Posted by Anonymous on 2014/08/01 under Uncategorized Porn is ruining my relationship. I feel myself holding it against my boyfriend. Im like distancing myself and resenting him for it. Idk why. I think it’s more about the fact he knows I’m not okay with it but does it anyway.
It makes me feel like s*** :/ if he stops he’s going to be more inclined to cheating like?!– men are so stuuupidd like how is their even logic that?? I’m so tired of the excuse “men are wired that way” woman are very sexual human beings too but I don’t need to f*** everyone! F*** that s***
Idk what to do here. It’s really bothering me. But I know it’s something I have no control over…. I won’t leave him cus of this of course(in reality he’s not cheating).. But it’s hard for me to deal with and I feel all insecure. F*** stupid freaking guys I hate you all
all men watch porn, get used to it
Do you have sex with him.
try changing things up in the bed room. maybe hes into more exotic things?
Ok ok ok. No no no. Not all guys do it. And if they do it should stop the moment they start a REALATIONSHIp. Anyone who says otherwise that is dead wrong. Dead wwrong.

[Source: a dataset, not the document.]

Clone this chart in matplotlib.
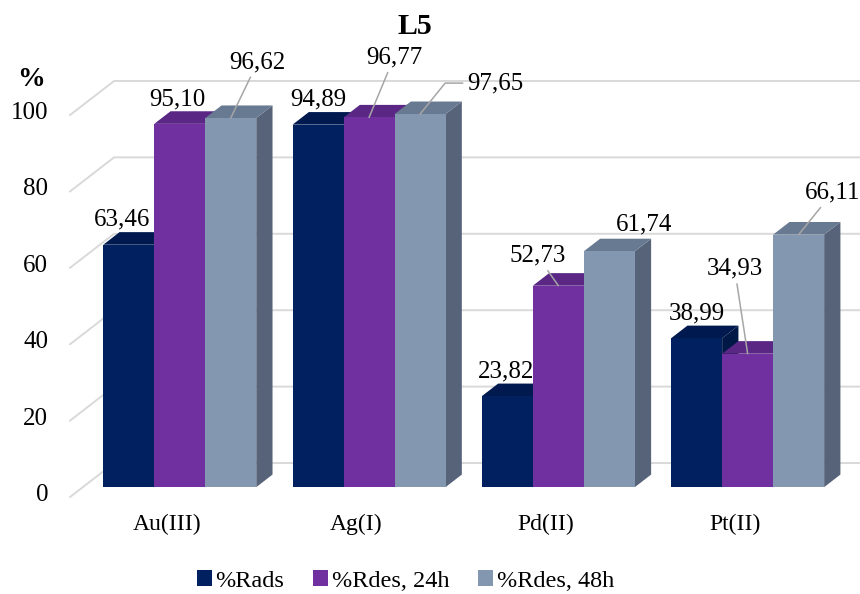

Not all guys do it. And the ones who do should be single, and that’s the only excuse. But the truth is I was a little addicted to it to. Its addicting. But once they find a girl they love, it might be hard for them to give it up but it shouldn’t be much of a decision. Beautiful real girl who’s there for him, or virtual disgusting make-amanhatehimself porn. If he can’t give it up help him. But if he doesn’t want to give up or doesn’t even try then your in a poisoned relationship. Sex isn’t quite the answer either, like the above comments might suggest. I don’t know the sure fire answer but I know there’s better answers than that. Sorry I can’t help much. But there you are.